Description of the task: Every line of the listing must be reproduced as it stands. Leave the images behind.

Data for this task:
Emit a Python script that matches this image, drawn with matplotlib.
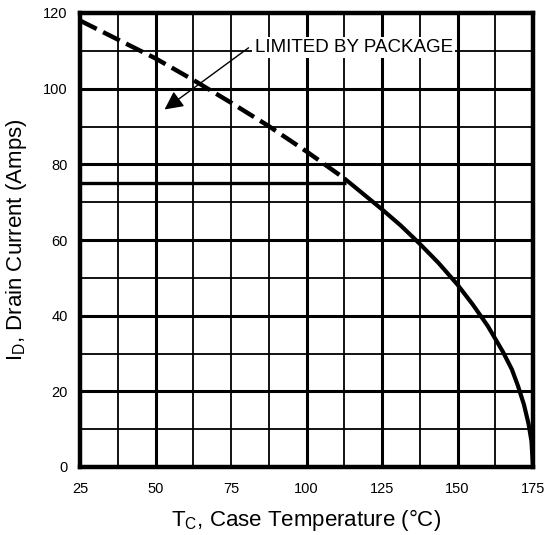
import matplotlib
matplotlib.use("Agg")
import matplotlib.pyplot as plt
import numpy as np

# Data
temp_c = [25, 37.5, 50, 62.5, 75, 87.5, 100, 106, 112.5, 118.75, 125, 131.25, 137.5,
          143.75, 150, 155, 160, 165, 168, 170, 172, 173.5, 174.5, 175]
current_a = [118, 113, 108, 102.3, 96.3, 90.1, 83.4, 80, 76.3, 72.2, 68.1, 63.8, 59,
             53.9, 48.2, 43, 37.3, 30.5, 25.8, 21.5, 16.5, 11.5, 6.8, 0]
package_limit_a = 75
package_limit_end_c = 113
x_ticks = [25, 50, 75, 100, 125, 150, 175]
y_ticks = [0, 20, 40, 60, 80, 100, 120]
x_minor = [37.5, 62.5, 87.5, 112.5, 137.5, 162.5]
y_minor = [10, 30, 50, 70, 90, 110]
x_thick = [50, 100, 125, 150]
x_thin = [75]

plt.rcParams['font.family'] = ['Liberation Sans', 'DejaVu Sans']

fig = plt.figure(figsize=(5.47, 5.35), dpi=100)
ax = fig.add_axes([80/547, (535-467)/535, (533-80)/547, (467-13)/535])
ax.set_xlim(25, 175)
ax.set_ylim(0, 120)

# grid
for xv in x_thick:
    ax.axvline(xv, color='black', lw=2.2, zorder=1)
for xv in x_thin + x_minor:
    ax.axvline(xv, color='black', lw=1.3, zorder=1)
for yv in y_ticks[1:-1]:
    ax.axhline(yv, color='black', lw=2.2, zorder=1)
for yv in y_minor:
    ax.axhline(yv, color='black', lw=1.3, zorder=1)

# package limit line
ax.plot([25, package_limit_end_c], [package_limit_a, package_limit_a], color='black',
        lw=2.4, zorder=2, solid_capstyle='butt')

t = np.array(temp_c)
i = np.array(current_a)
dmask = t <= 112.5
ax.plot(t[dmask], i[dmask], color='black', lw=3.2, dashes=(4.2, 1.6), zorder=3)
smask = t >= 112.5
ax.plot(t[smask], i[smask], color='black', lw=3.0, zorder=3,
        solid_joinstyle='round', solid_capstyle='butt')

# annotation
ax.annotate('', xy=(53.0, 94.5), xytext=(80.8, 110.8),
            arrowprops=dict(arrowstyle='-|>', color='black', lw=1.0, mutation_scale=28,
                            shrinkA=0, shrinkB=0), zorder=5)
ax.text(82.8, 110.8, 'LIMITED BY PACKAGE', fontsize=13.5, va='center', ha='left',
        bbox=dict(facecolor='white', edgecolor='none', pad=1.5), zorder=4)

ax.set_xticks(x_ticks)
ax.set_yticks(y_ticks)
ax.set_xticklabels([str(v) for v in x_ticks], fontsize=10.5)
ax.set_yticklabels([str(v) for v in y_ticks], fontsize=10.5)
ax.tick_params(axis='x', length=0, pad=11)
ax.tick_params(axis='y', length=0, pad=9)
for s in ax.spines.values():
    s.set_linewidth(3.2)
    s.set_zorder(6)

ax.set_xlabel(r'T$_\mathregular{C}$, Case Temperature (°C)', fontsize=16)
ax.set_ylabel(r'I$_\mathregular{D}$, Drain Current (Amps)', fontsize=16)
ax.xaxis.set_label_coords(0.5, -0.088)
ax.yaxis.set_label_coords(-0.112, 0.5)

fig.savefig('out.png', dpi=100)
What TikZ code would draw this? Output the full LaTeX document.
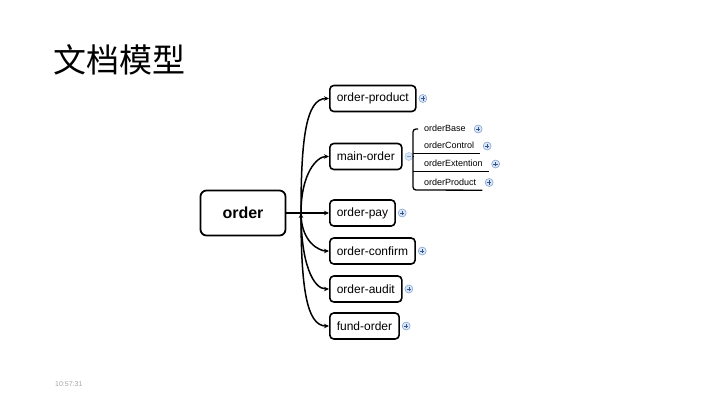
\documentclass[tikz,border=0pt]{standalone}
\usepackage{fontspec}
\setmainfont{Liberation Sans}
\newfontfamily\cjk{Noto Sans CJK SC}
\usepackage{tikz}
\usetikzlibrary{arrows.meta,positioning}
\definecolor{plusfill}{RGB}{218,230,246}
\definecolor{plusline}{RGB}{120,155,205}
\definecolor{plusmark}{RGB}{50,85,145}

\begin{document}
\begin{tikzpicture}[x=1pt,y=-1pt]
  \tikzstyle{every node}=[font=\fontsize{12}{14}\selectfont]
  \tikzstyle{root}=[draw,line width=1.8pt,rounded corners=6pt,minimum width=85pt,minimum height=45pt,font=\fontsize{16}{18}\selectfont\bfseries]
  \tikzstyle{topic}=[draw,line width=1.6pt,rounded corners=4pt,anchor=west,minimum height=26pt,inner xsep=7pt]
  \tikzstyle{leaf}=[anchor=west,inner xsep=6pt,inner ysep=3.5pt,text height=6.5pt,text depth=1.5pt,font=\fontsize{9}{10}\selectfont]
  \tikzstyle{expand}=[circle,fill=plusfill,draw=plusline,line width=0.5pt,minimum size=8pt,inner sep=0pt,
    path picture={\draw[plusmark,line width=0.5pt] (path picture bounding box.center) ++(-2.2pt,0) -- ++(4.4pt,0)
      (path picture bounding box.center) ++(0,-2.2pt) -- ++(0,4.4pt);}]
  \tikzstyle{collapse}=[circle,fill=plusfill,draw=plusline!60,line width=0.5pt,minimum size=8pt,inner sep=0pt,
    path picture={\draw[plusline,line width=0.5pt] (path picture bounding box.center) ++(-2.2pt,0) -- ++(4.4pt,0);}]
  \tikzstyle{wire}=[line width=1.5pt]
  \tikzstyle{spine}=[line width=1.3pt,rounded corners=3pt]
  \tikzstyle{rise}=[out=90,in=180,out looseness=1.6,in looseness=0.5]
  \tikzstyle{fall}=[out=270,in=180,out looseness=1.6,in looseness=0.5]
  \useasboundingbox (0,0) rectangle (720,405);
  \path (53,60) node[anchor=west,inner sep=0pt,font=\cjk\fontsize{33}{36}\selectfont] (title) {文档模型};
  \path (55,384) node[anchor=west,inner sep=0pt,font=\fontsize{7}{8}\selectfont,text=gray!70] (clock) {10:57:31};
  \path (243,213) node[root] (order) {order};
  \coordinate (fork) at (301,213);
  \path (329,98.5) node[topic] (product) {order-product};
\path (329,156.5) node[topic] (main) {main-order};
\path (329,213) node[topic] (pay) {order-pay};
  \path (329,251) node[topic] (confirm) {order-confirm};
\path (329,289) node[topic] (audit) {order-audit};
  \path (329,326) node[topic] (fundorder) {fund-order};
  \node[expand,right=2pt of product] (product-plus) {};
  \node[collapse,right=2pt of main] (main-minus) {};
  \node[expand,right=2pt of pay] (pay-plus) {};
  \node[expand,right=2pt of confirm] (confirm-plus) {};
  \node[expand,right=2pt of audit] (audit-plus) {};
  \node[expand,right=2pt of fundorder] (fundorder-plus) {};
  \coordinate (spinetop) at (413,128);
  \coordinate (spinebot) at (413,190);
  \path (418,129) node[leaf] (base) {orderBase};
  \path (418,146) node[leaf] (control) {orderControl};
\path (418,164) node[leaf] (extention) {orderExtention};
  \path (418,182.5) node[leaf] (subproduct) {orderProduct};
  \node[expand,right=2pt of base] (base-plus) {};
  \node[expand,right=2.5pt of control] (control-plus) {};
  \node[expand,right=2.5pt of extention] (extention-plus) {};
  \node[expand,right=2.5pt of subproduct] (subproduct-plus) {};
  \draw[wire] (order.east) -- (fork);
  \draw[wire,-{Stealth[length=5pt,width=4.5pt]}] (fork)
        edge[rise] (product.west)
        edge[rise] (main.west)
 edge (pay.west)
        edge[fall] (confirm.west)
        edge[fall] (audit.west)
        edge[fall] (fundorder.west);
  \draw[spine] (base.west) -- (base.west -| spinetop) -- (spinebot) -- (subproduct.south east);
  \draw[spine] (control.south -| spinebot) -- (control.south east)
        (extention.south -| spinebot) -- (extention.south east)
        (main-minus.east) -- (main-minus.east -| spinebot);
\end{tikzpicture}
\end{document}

Task answer:
Emit a Python script that matches this image, drawn with matplotlib.
import matplotlib
matplotlib.use("Agg")
import matplotlib.pyplot as plt
import numpy as np

# Data
temp_c = [25, 37.5, 50, 62.5, 75, 87.5, 100, 106, 112.5, 118.75, 125, 131.25, 137.5,
          143.75, 150, 155, 160, 165, 168, 170, 172, 173.5, 174.5, 175]
current_a = [118, 113, 108, 102.3, 96.3, 90.1, 83.4, 80, 76.3, 72.2, 68.1, 63.8, 59,
             53.9, 48.2, 43, 37.3, 30.5, 25.8, 21.5, 16.5, 11.5, 6.8, 0]
package_limit_a = 75
package_limit_end_c = 113
x_ticks = [25, 50, 75, 100, 125, 150, 175]
y_ticks = [0, 20, 40, 60, 80, 100, 120]
x_minor = [37.5, 62.5, 87.5, 112.5, 137.5, 162.5]
y_minor = [10, 30, 50, 70, 90, 110]
x_thick = [50, 100, 125, 150]
x_thin = [75]

plt.rcParams['font.family'] = ['Liberation Sans', 'DejaVu Sans']

fig = plt.figure(figsize=(5.47, 5.35), dpi=100)
ax = fig.add_axes([80/547, (535-467)/535, (533-80)/547, (467-13)/535])
ax.set_xlim(25, 175)
ax.set_ylim(0, 120)

# grid
for xv in x_thick:
    ax.axvline(xv, color='black', lw=2.2, zorder=1)
for xv in x_thin + x_minor:
    ax.axvline(xv, color='black', lw=1.3, zorder=1)
for yv in y_ticks[1:-1]:
    ax.axhline(yv, color='black', lw=2.2, zorder=1)
for yv in y_minor:
    ax.axhline(yv, color='black', lw=1.3, zorder=1)

# package limit line
ax.plot([25, package_limit_end_c], [package_limit_a, package_limit_a], color='black',
        lw=2.4, zorder=2, solid_capstyle='butt')

t = np.array(temp_c)
i = np.array(current_a)
dmask = t <= 112.5
ax.plot(t[dmask], i[dmask], color='black', lw=3.2, dashes=(4.2, 1.6), zorder=3)
smask = t >= 112.5
ax.plot(t[smask], i[smask], color='black', lw=3.0, zorder=3,
        solid_joinstyle='round', solid_capstyle='butt')

# annotation
ax.annotate('', xy=(53.0, 94.5), xytext=(80.8, 110.8),
            arrowprops=dict(arrowstyle='-|>', color='black', lw=1.0, mutation_scale=28,
                            shrinkA=0, shrinkB=0), zorder=5)
ax.text(82.8, 110.8, 'LIMITED BY PACKAGE', fontsize=13.5, va='center', ha='left',
        bbox=dict(facecolor='white', edgecolor='none', pad=1.5), zorder=4)

ax.set_xticks(x_ticks)
ax.set_yticks(y_ticks)
ax.set_xticklabels([str(v) for v in x_ticks], fontsize=10.5)
ax.set_yticklabels([str(v) for v in y_ticks], fontsize=10.5)
ax.tick_params(axis='x', length=0, pad=11)
ax.tick_params(axis='y', length=0, pad=9)
for s in ax.spines.values():
    s.set_linewidth(3.2)
    s.set_zorder(6)

ax.set_xlabel(r'T$_\mathregular{C}$, Case Temperature (°C)', fontsize=16)
ax.set_ylabel(r'I$_\mathregular{D}$, Drain Current (Amps)', fontsize=16)
ax.xaxis.set_label_coords(0.5, -0.088)
ax.yaxis.set_label_coords(-0.112, 0.5)

fig.savefig('out.png', dpi=100)
What TikZ code would draw this? Output the full LaTeX document.
\documentclass[tikz,border=0pt]{standalone}
\usepackage{fontspec}
\setmainfont{Liberation Sans}
\newfontfamily\cjk{Noto Sans CJK SC}
\usepackage{tikz}
\usetikzlibrary{arrows.meta,positioning}
\definecolor{plusfill}{RGB}{218,230,246}
\definecolor{plusline}{RGB}{120,155,205}
\definecolor{plusmark}{RGB}{50,85,145}

\begin{document}
\begin{tikzpicture}[x=1pt,y=-1pt]
  \tikzstyle{every node}=[font=\fontsize{12}{14}\selectfont]
  \tikzstyle{root}=[draw,line width=1.8pt,rounded corners=6pt,minimum width=85pt,minimum height=45pt,font=\fontsize{16}{18}\selectfont\bfseries]
  \tikzstyle{topic}=[draw,line width=1.6pt,rounded corners=4pt,anchor=west,minimum height=26pt,inner xsep=7pt]
  \tikzstyle{leaf}=[anchor=west,inner xsep=6pt,inner ysep=3.5pt,text height=6.5pt,text depth=1.5pt,font=\fontsize{9}{10}\selectfont]
  \tikzstyle{expand}=[circle,fill=plusfill,draw=plusline,line width=0.5pt,minimum size=8pt,inner sep=0pt,
    path picture={\draw[plusmark,line width=0.5pt] (path picture bounding box.center) ++(-2.2pt,0) -- ++(4.4pt,0)
      (path picture bounding box.center) ++(0,-2.2pt) -- ++(0,4.4pt);}]
  \tikzstyle{collapse}=[circle,fill=plusfill,draw=plusline!60,line width=0.5pt,minimum size=8pt,inner sep=0pt,
    path picture={\draw[plusline,line width=0.5pt] (path picture bounding box.center) ++(-2.2pt,0) -- ++(4.4pt,0);}]
  \tikzstyle{wire}=[line width=1.5pt]
  \tikzstyle{spine}=[line width=1.3pt,rounded corners=3pt]
  \tikzstyle{rise}=[out=90,in=180,out looseness=1.6,in looseness=0.5]
  \tikzstyle{fall}=[out=270,in=180,out looseness=1.6,in looseness=0.5]
  \useasboundingbox (0,0) rectangle (720,405);
  \path (53,60) node[anchor=west,inner sep=0pt,font=\cjk\fontsize{33}{36}\selectfont] (title) {文档模型};
  \path (55,384) node[anchor=west,inner sep=0pt,font=\fontsize{7}{8}\selectfont,text=gray!70] (clock) {10:57:31};
  \path (243,213) node[root] (order) {order};
  \coordinate (fork) at (301,213);
  \path (329,98.5) node[topic] (product) {order-product};
\path (329,156.5) node[topic] (main) {main-order};
\path (329,213) node[topic] (pay) {order-pay};
  \path (329,251) node[topic] (confirm) {order-confirm};
\path (329,289) node[topic] (audit) {order-audit};
  \path (329,326) node[topic] (fundorder) {fund-order};
  \node[expand,right=2pt of product] (product-plus) {};
  \node[collapse,right=2pt of main] (main-minus) {};
  \node[expand,right=2pt of pay] (pay-plus) {};
  \node[expand,right=2pt of confirm] (confirm-plus) {};
  \node[expand,right=2pt of audit] (audit-plus) {};
  \node[expand,right=2pt of fundorder] (fundorder-plus) {};
  \coordinate (spinetop) at (413,128);
  \coordinate (spinebot) at (413,190);
  \path (418,129) node[leaf] (base) {orderBase};
  \path (418,146) node[leaf] (control) {orderControl};
\path (418,164) node[leaf] (extention) {orderExtention};
  \path (418,182.5) node[leaf] (subproduct) {orderProduct};
  \node[expand,right=2pt of base] (base-plus) {};
  \node[expand,right=2.5pt of control] (control-plus) {};
  \node[expand,right=2.5pt of extention] (extention-plus) {};
  \node[expand,right=2.5pt of subproduct] (subproduct-plus) {};
  \draw[wire] (order.east) -- (fork);
  \draw[wire,-{Stealth[length=5pt,width=4.5pt]}] (fork)
        edge[rise] (product.west)
        edge[rise] (main.west)
 edge (pay.west)
        edge[fall] (confirm.west)
        edge[fall] (audit.west)
        edge[fall] (fundorder.west);
  \draw[spine] (base.west) -- (base.west -| spinetop) -- (spinebot) -- (subproduct.south east);
  \draw[spine] (control.south -| spinebot) -- (control.south east)
        (extention.south -| spinebot) -- (extention.south east)
        (main-minus.east) -- (main-minus.east -| spinebot);
\end{tikzpicture}
\end{document}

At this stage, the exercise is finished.